AQUA 2024

August 26 - 30, 2024

Copenhagen, Denmark

AUTOMATIC VISUAL SEGMENTATION AND TRACKING OF RAINBOW TROUT Oncorhynchus mykiss AND ATLANTIC SALMON Salmo salar IN RAS ENVIRONMENT

Hilla Fred*, Mogens Agerbo Krogh, Paw Petersen, Tapio Kiuru, Laura Ruotsalainen, Matti Pastell

Natural Resources Institute Finland (Luke)

Latokartanonkaari 9, 00790 Helsinki, Finland

hilla.fred@luke.fi



Computer vision based methods in fish farming are under active development, as automatic tracking of the animals using cameras would allow for cost-efficient monitoring and precise collection of data on fish behaviour. Methods that do not rely on costly manual annotation work are crucial for them to be applicable in real-world systems. We tried to solve this problem by leveraging the recent advances in instance segmentation foundation models, namely the state-of-the art benchmark performance reaching Segment Anything model (SAM). In instance segmentation, individual objects are identified in the image, resulting in segmentation masks that cover the pixels belonging to the corresponding objects.

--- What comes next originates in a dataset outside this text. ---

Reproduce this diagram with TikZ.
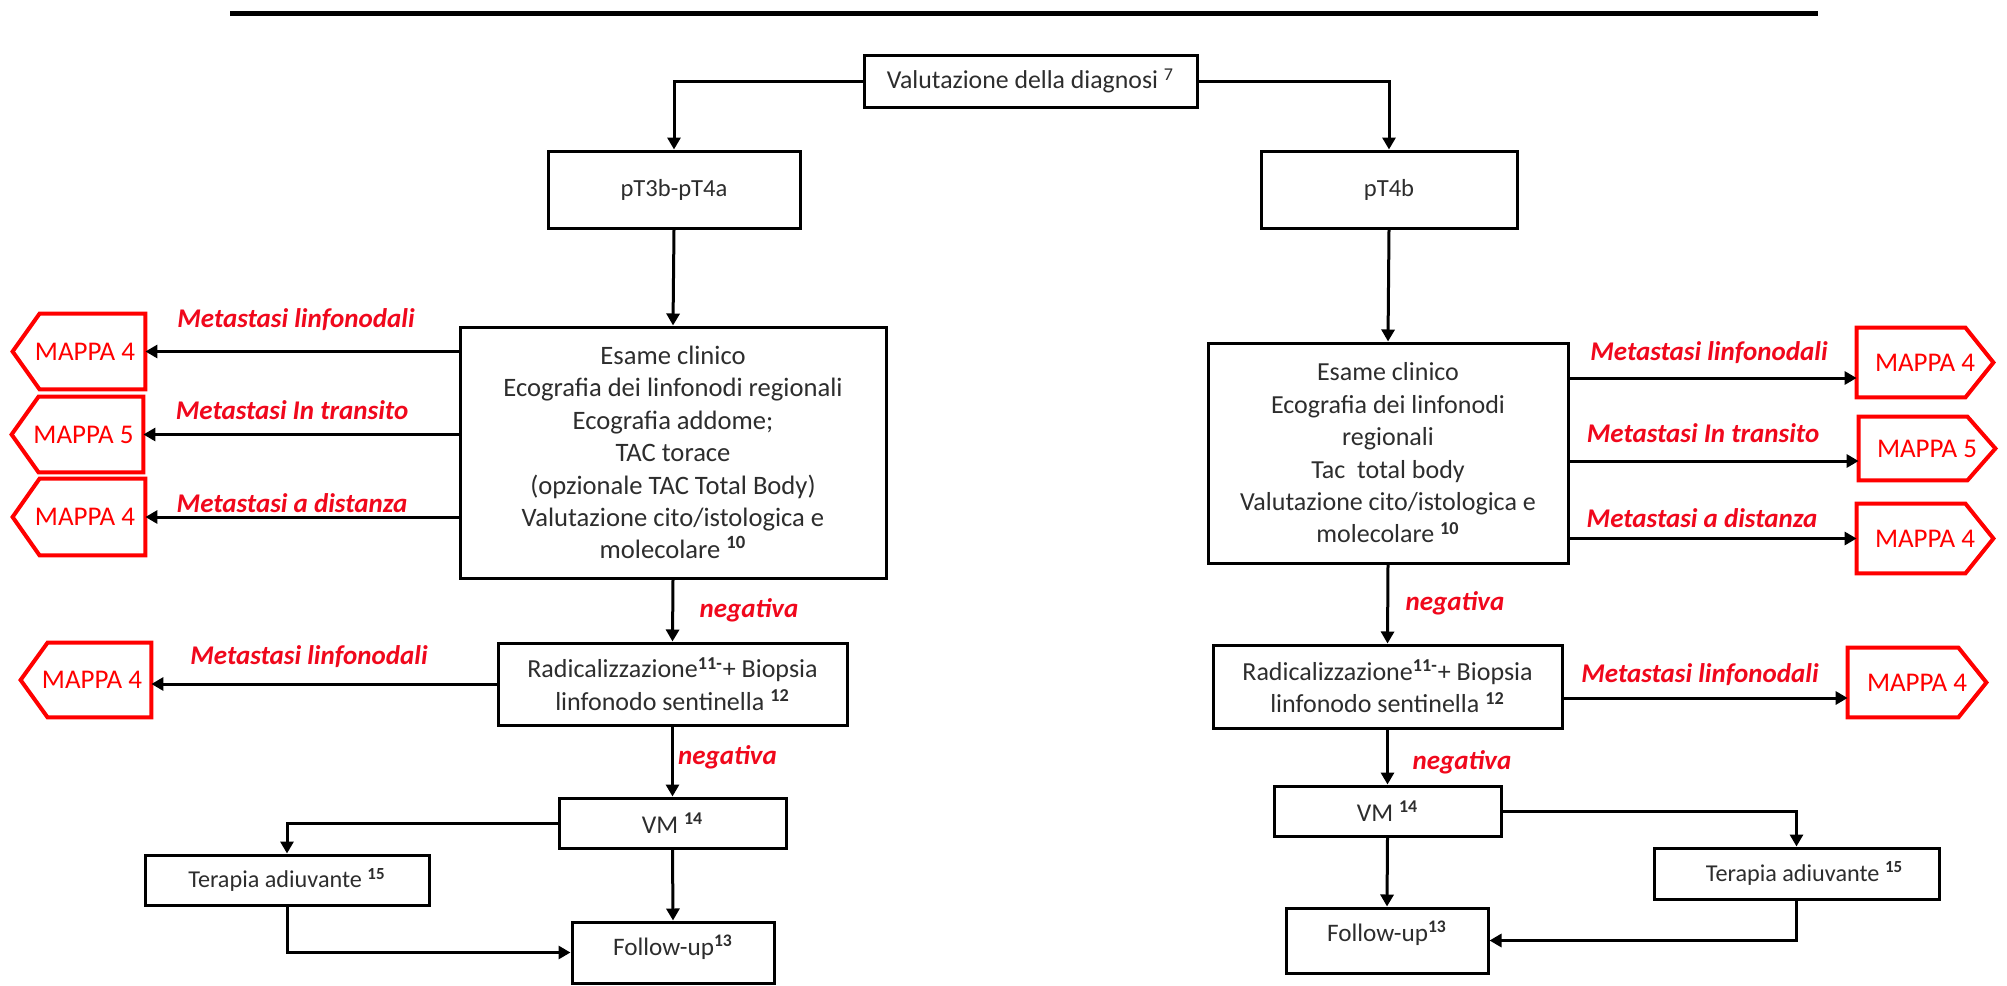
\documentclass[tikz,border=0pt]{standalone}
\usepackage{fontspec}
\setmainfont{Carlito}
\usetikzlibrary{arrows.meta,calc}
\definecolor{mapred}{RGB}{255,0,0}
\definecolor{labred}{RGB}{240,8,28}
\definecolor{ink}{RGB}{45,45,45}
\newcommand{\supb}[1]{\textsuperscript{\bfseries #1}}
\newcommand{\fs}[1]{\fontsize{#1}{16.2}\selectfont}
% outline of a map tag: flat side right, point to the left
\newcommand{\tagleft}[1]{\draw[tagline]
  ([xshift=13.5pt]#1.north west) -- (#1.north east) -- (#1.south east)
  -- ([xshift=13.5pt]#1.south west) -- (#1.west) -- cycle;}
% outline of a map tag: flat side left, point to the right
\newcommand{\tagright}[1]{\draw[tagline]
  ([xshift=-14pt]#1.north east) -- (#1.north west) -- (#1.south west)
  -- ([xshift=-14pt]#1.south east) -- (#1.east) -- cycle;}
\begin{document}
\begin{tikzpicture}[x=0.5pt,y=-0.5pt,
  box/.style={draw=black, line width=1.5pt, fill=white, text=ink, align=center,
    inner sep=0pt, font=\fs{13}},
  txt/.style={text=ink, inner sep=0pt, font=\fs{12.6}},
  conn/.style={line width=1.5pt, draw=black},
  arr/.style={conn, -{Triangle[length=6pt,width=6.5pt]}},
  mappa/.style={rectangle, inner sep=0pt, text=mapred,
    font=\fontsize{13.5}{15}\selectfont},
  tagline/.style={draw=mapred, line width=2pt, line join=miter},
  lab/.style={text=labred, inner sep=0pt, font=\bfseries\itshape\fontsize{13.5}{15}\selectfont},
]
\useasboundingbox (0,0) rectangle (2007,985);

% heading rule
\draw[line width=2.5pt] (230,13) -- (1818,13);

% main boxes
\node[box, font=\fs{12.9}, minimum width=166.5pt, minimum height=26pt] (V) at (1030.5,81) {Valutazione della diagnosi \textsuperscript{7}};
\node[box, font=\fs{12.3}, minimum width=126pt, minimum height=38.5pt] (P1) at (674,189.5) {pT3b-pT4a};
\node[box, font=\fs{12.3}, minimum width=128pt, minimum height=38.5pt] (P2) at (1389,189.5) {pT4b};

\node[box, font=\fs{13.3}, minimum width=213pt, minimum height=125.5pt] (L1) at (673,452.5)
  {Esame clinico\\Ecografia dei linfonodi regionali\\Ecografia addome;\\TAC torace\\(opzionale TAC Total Body)\\Valutazione cito/istologica e\\molecolare \supb{10}};
\node[box, minimum width=180pt, minimum height=110pt] (R1) at (1388,453)
  {Esame clinico\\Ecografia dei linfonodi\\regionali\\Tac\ \ total body\\Valutazione cito/istologica e\\molecolare \supb{10}};

\node[box, minimum width=174.5pt, minimum height=41pt] (L2) at (672.5,684)
  {Radicalizzazione\supb{11-}+ Biopsia\\linfonodo sentinella \supb{12}};
\node[box, minimum width=174.5pt, minimum height=41.5pt] (R2) at (1387.5,686.5)
  {Radicalizzazione\supb{11-}+ Biopsia\\linfonodo sentinella \supb{12}};

\node[box, font=\fs{12.8}, minimum width=113.5pt, minimum height=25pt] (L3) at (672.5,823) {VM \supb{14}};
\node[box, font=\fs{12.8}, minimum width=113.5pt, minimum height=25pt] (R3) at (1387.5,811) {VM \supb{14}};

\node[box, font=\fs{12.1}, minimum width=142pt, minimum height=25pt] (L4) at (287,880) {Terapia adiuvante \supb{15}};
\node[box, font=\fs{12.1}, minimum width=142.5pt, minimum height=25.5pt] (R4) at (1796.5,873.5) {\hspace{8pt}Terapia adiuvante \supb{15}};

\node[box, minimum width=101pt, minimum height=30.5pt] (L5) at (673,952.5) {};
\node[txt] (L5t) at (673,947) {Follow-up\supb{13}};
\node[box, minimum width=101pt, minimum height=32.5pt] (R5) at (1387,940.5) {};
\node[txt] (R5t) at (1387,933) {Follow-up\supb{13}};

% map references
\node[mappa, minimum width=66pt, minimum height=37.5pt] (LM1) at (79,351.5) {\hspace{6pt}MAPPA 4};
\node[mappa, minimum width=65.5pt, minimum height=37.5pt] (LM2) at (77.5,434.5) {\hspace{6pt}MAPPA 5};
\node[mappa, minimum width=66pt, minimum height=38pt] (LM3) at (79,517) {\hspace{6pt}MAPPA 4};
\node[mappa, minimum width=65pt, minimum height=37pt] (LM4) at (86,680) {\hspace{6pt}MAPPA 4};
\node[mappa, minimum width=68pt, minimum height=34.5pt] (RM1) at (1925,362.5) {MAPPA 4\hspace{6pt}};
\node[mappa, minimum width=68pt, minimum height=31.5pt] (RM2) at (1927,448.5) {MAPPA 5\hspace{4pt}};
\node[mappa, minimum width=68pt, minimum height=34.5pt] (RM3) at (1925,538.5) {MAPPA 4\hspace{6pt}};
\node[mappa, minimum width=69pt, minimum height=34.5pt] (RM4) at (1917,682.5) {MAPPA 4\hspace{6pt}};
\tagleft{LM1}\tagleft{LM2}\tagleft{LM3}\tagleft{LM4}
\tagright{RM1}\tagright{RM2}\tagright{RM3}\tagright{RM4}

% branch labels
\node[lab] (t1) at (296,320) {Metastasi linfonodali};
\node[lab] (t2) at (292,410) {Metastasi In transito};
\node[lab] (t3) at (292,503) {Metastasi a distanza};
\node[lab] (t4) at (309,657) {Metastasi linfonodali};
\node[lab] (t5) at (1709,353) {Metastasi linfonodali};
\node[lab] (t6) at (1703,433) {Metastasi In transito};
\node[lab] (t7) at (1702,518) {Metastasi a distanza};
\node[lab] (t8) at (1700,675) {Metastasi linfonodali};
\node[lab] (n1) at (749,610) {negativa};
\node[lab] (n2) at (727.5,757) {negativa};
\node[lab] (n3) at (1455,603) {negativa};
\node[lab] (n4) at (1462,762) {negativa};

% connectors, left branch
\draw[arr] (V.west) -| (P1.north);
\draw[arr] (P1.south) -- (L1.north);
\draw[arr] (L1.west |- LM1.east) -- (LM1.east);
\draw[arr] (L1.west |- LM2.east) -- (LM2.east);
\draw[arr] (L1.west |- LM3.east) -- (LM3.east);
\draw[arr] (L1.south) -- (L2.north);
\draw[arr] (L2.west) -- (L2.west -| LM4.east);
\draw[arr] (L2.south) -- (L3.north);
\draw[arr] (L3.west) -| (L4.north);
\draw[arr] (L3.south) -- (L5.north);
\draw[arr] (L4.south) |- (L5.west);

% connectors, right branch
\coordinate (a1) at ($(RM1.west)+(0,15.5)$);
\coordinate (a2) at ($(RM2.west)+(0,12.5)$);
\coordinate (a3) at (RM3.west);
\coordinate (a4) at ($(RM4.west)+(0,15.5)$);
\draw[arr] (V.east) -| (P2.north);
\draw[arr] (P2.south) -- (R1.north);
\draw[arr] (R1.east |- a1) -- (a1);
\draw[arr] (R1.east |- a2) -- (a2);
\draw[arr] (R1.east |- a3) -- (a3);
\draw[arr] (R1.south) -- (R2.north);
\draw[arr] (R2.east |- a4) -- (a4);
\draw[arr] (R2.south) -- (R3.north);
\draw[arr] (R3.east) -| (R4.north);
\draw[arr] (R3.south) -- (R5.north);
\draw[arr] (R4.south) |- (R5.east);
\end{tikzpicture}
\end{document}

To develop and test our methods on real-life data, video data was recorded on two commercial RAS farms, one farm cultivating Rainbow trout and one focusing on Atlantic salmon, using four RGB cameras positioned over the fish tanks. For the dataset, 2654 images were extracted at different times over several days’ timespan to ensure a varied dataset, and the fish individuals were manually annotated in the images using bounding boxes.

We studied how we could automatically segment fish from the images without any annotations using SAM and compared the performance to using hand-annotated prompts. We find that with carefully chosen parameters the automatic segmentation can find a considerable number of good quality individual fish masks, while typically also producing more bad quality masks than the hand-annotated input. To tackle this, we propose a classifier-based post-processing method for filtering out bad quality masks using properties of the mask contours. Using the method together with a Kalman filter based tracking-by-detection algorithm, we can track the visible fish individuals to get estimates on their swimming speed and direction. We aim to show the connection of the swimming behaviour to fish health, feeding and tank environmental conditions, combining known production data to several months of video observation data.